As more watch brands embrace the alchemy of diamonds grown in a laboratory, Robin Swithinbank says the value and romance deficit in a man-made gemstone will have luxury buyers digging in the dirt.

As more watch brands embrace the alchemy of diamonds grown in a laboratory, Robin Swithinbank says the value and romance deficit in a man-made gemstone will have luxury buyers digging in the dirt.

If you’ve come across the illusory truth effect, you’ll recognise the theory that the more familiar we become with a false idea the less likely we are to believe it’s wrong.

Framed in 1977 by researchers at the Villanova and Temple Universities in Pennsylvania, it suggests that even if, at first, we are inclined to see a falsehood in a statement, upon hearing it several more times, we will steadily become inured to it.

How susceptible we are depends on our gullible gene. Actually, it doesn’t. But you get the point.

Over the years, advertisers, news outlets, would-be saviours and, of course, arch-propagandists have leveraged the illusory truth effect.

Recent history throws up numerous alarming examples involving Vote Leave Brexit buses making grand money-saving promises, a run on Washington’s Capitol Building and that naughty Theranos fraudster Elizabeth Holmes.

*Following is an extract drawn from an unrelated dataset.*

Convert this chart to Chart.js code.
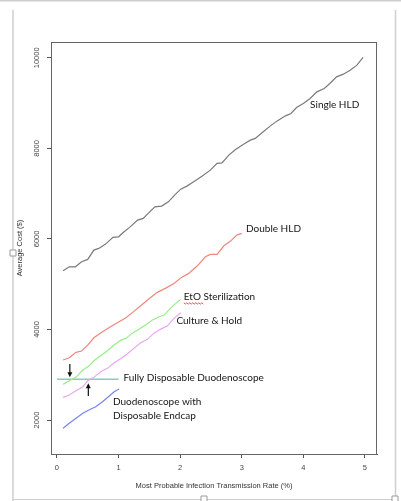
<!DOCTYPE html>
<html><head><meta charset="utf-8">
<script src="https://cdn.jsdelivr.net/npm/chart.js@4.4.0/dist/chart.umd.min.js"></script>
<style>html,body{margin:0;padding:0;background:#fff;overflow:hidden}</style>
</head><body>
<canvas id="c" width="401" height="501" style="width:401px;height:501px;display:block"></canvas>
<script>
// ---- data ----
const xTicks = [0, 1, 2, 3, 4, 5];
const yTicks = [2000, 4000, 6000, 8000, 10000];

const singleX = [0.10,0.20,0.30,0.40,0.50,0.60,0.68,0.79,0.91,1.00,1.09,1.18,1.31,1.40,1.49,1.59,1.70,1.81,1.91,2.01,2.11,2.22,2.36,2.49,2.60,2.68,2.79,2.90,3.03,3.14,3.22,3.33,3.46,3.57,3.71,3.80,3.89,4.00,4.11,4.22,4.34,4.43,4.54,4.65,4.76,4.87,4.97];
const singleY = [5297,5385,5385,5495,5548,5754,5791,5886,6034,6047,6158,6255,6416,6454,6577,6710,6725,6820,6968,7100,7167,7262,7388,7520,7668,7681,7851,7977,8094,8182,8220,8344,8492,8602,8719,8772,8904,8993,9103,9249,9324,9434,9580,9640,9728,9838,10008];

const doubleX = [0.10,0.20,0.31,0.40,0.50,0.60,0.74,0.87,1.01,1.12,1.23,1.36,1.49,1.63,1.76,1.90,2.02,2.14,2.28,2.41,2.49,2.60,2.71,2.82,2.92,3.00];
const doubleY = [3325,3376,3495,3524,3656,3817,3950,4060,4170,4259,4378,4524,4672,4820,4908,5018,5151,5239,5407,5606,5659,5659,5849,5952,6085,6122];

const etoX = [0.10,0.20,0.31,0.42,0.52,0.60,0.71,0.82,0.93,1.04,1.12,1.22,1.33,1.44,1.55,1.66,1.74,1.84,1.93,2.01];
const etoY = [2788,2868,2943,3104,3192,3309,3420,3530,3656,3766,3804,3914,4003,4098,4208,4281,4318,4466,4577,4665];

const cultureX = [0.10,0.20,0.31,0.42,0.50,0.60,0.71,0.82,0.93,1.04,1.14,1.25,1.36,1.47,1.57,1.68,1.79,1.90,2.01];
const cultureY = [2501,2552,2647,2735,2868,2943,3066,3142,3265,3362,3457,3583,3707,3782,3914,4003,4076,4246,4369];

const fullyX = [0, 1];
const fullyY = [2900, 2900];

const endcapX = [0.10,0.20,0.31,0.42,0.52,0.63,0.74,0.85,0.93,1.01];
const endcapY = [1817,1927,2038,2148,2221,2294,2404,2530,2625,2684];

const seriesNames = ['Single HLD','Double HLD','EtO Sterilization','Culture & Hold','Fully Disposable Duodenoscope','Duodenoscope with Disposable Endcap'];

// ---- annotation layout (text / arrows placed in data space) ----
const annotationLabels = [
  {text:'Single HLD', x:4.11, y:8955},
  {text:'Double HLD', x:3.07, y:6217},
  {text:'EtO Sterilization', x:2.06, y:4716, squiggle:'EtO'},
  {text:'Culture & Hold', x:1.94, y:4186},
  {text:'Fully Disposable Duodenoscope', x:1.08, y:2927},
  {text:'Duodenoscope with', x:0.91, y:2397},
  {text:'Disposable Endcap', x:0.91, y:2088}
];
const annotationArrows = [
  {x:0.21, from:3236, to:2943},
  {x:0.51, from:2530, to:2810}
];

const pts = (xs, ys) => xs.map((v, i) => ({x: v, y: ys[i]}));
const colors = ['#7a7a7a','#f2857c','#98ec8a','#eaa6f0','#86cbc4','#7684ee'];
const allX = [singleX, doubleX, etoX, cultureX, fullyX, endcapX];
const allY = [singleY, doubleY, etoY, cultureY, fullyY, endcapY];

const datasets = seriesNames.map((n, i) => ({
  label: n,
  data: pts(allX[i], allY[i]),
  borderColor: colors[i],
  borderWidth: i === 4 ? 1.4 : 1.2,
  pointRadius: 0,
  tension: 0,
  fill: false
}));

const axisFont = {family: 'Liberation Sans', size: 7.5};

const decorPlugin = {
  id: 'decor',
  beforeDraw(chart) {
    const ctx = chart.ctx;
    ctx.save();
    ctx.fillStyle = '#fff';
    ctx.fillRect(0, 0, chart.width, chart.height);
    // outer frame of the pasted picture
    ctx.strokeStyle = '#cfcfcf';
    ctx.lineWidth = 1.5;
    ctx.beginPath();
    ctx.moveTo(0, 0.75); ctx.lineTo(401, 0.75);
    ctx.moveTo(13, 10); ctx.lineTo(13, 501);
    ctx.moveTo(395.5, 10); ctx.lineTo(395.5, 501);
    ctx.stroke();
    ctx.lineWidth = 1;
    ctx.beginPath();
    ctx.moveTo(13, 499.5); ctx.lineTo(396, 499.5);
    ctx.stroke();
    ctx.restore();
  },
  afterDraw(chart) {
    const {ctx, chartArea: a, scales: {x, y}} = chart;
    ctx.save();
    // plot box
    ctx.strokeStyle = '#666';
    ctx.lineWidth = 1;
    ctx.strokeRect(Math.round(a.left) + 0.5, Math.round(a.top) + 0.5, Math.round(a.right - a.left) - 1, Math.round(a.bottom - a.top));
    // arrows
    ctx.strokeStyle = '#111';
    ctx.fillStyle = '#111';
    ctx.lineWidth = 1.2;
    annotationArrows.forEach(ar => {
      const px = x.getPixelForValue(ar.x);
      const y0 = y.getPixelForValue(ar.from);
      const y1 = y.getPixelForValue(ar.to);
      const dir = Math.sign(y1 - y0);
      ctx.beginPath();
      ctx.moveTo(px, y0); ctx.lineTo(px, y1 - dir * 4);
      ctx.stroke();
      ctx.beginPath();
      ctx.moveTo(px, y1);
      ctx.lineTo(px - 2.5, y1 - dir * 5);
      ctx.lineTo(px + 2.5, y1 - dir * 5);
      ctx.closePath();
      ctx.fill();
    });
    // labels
    ctx.font = '10px Lato';
    ctx.fillStyle = '#151515';
    ctx.textBaseline = 'middle';
    ctx.textAlign = 'left';
    annotationLabels.forEach(l => {
      const px = x.getPixelForValue(l.x);
      const py = y.getPixelForValue(l.y);
      ctx.fillText(l.text, px, py);
      if (l.squiggle) {
        const w = ctx.measureText(l.squiggle).width;
        ctx.strokeStyle = '#e0403a';
        ctx.lineWidth = 0.9;
        ctx.beginPath();
        let yy = py + 6;
        for (let sx = 0; sx <= w + 3; sx += 1.5) {
          const yv = yy + ((Math.round(sx / 1.5) % 2) ? 1 : -0.3);
          if (sx === 0) ctx.moveTo(px + sx, yv); else ctx.lineTo(px + sx, yv);
        }
        ctx.stroke();
      }
    });
    // selection handles
    ctx.fillStyle = '#fff';
    ctx.strokeStyle = '#9a9a9a';
    ctx.lineWidth = 1;
    [[13, 253], [204, 499], [395, 499]].forEach(([hx, hy]) => {
      ctx.beginPath();
      ctx.rect(hx - 3, hy - 3, 6, 6);
      ctx.fill(); ctx.stroke();
    });
    ctx.restore();
  }
};

new Chart(document.getElementById('c'), {
  type: 'line',
  data: {datasets},
  options: {
    responsive: false,
    animation: false,
    events: [],
    layout: {padding: {left: 0, top: 42, right: 24, bottom: 0}},
    plugins: {legend: {display: false}, tooltip: {enabled: false}},
    scales: {
      x: {
        type: 'linear',
        min: -0.096, max: 5.196,
        afterBuildTicks: s => { s.ticks = xTicks.map(v => ({value: v})); },
        afterFit: s => { s.height = 47; },
        grid: {display: true, drawOnChartArea: false, drawTicks: true, tickLength: 4, color: '#555'},
        border: {display: true, color: '#666'},
        ticks: {font: axisFont, color: '#444', padding: 5, maxRotation: 0, autoSkip: false, callback: v => String(v)},
        title: {display: true, text: 'Most Probable Infection Transmission Rate (%)', font: axisFont, color: '#333', padding: {top: 0, bottom: 10.5}}
      },
      y: {
        type: 'linear',
        min: 1250, max: 10350,
        afterBuildTicks: s => { s.ticks = yTicks.map(v => ({value: v})); },
        afterFit: s => { s.width = 51; },
        grid: {display: true, drawOnChartArea: false, drawTicks: true, tickLength: 4, color: '#555'},
        border: {display: true, color: '#666'},
        ticks: {font: axisFont, color: '#444', padding: 0, minRotation: 90, maxRotation: 90, crossAlign: 'center', autoSkip: false, callback: v => String(v)},
        title: {display: true, text: 'Average Cost ($)', font: axisFont, color: '#333', padding: {top: 15, bottom: 0}}
      }
    }
  },
  plugins: [decorPlugin]
});
</script>
</body></html>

In watches, to come to a point, the stakes always seem lower and, of course, they are. But they’re no less real.

The Swiss Made stamp is riddled with illusion: as even low-level horological aficionados will know, a mere 60 per cent of a watch’s value has to be added inside Helvetian borders before it can carry those two precious words.

That may only cover labour.

What this means for lab-grown diamonds, which are creeping into the watch industry via Breitling and TAG Heuer, is as yet unclear.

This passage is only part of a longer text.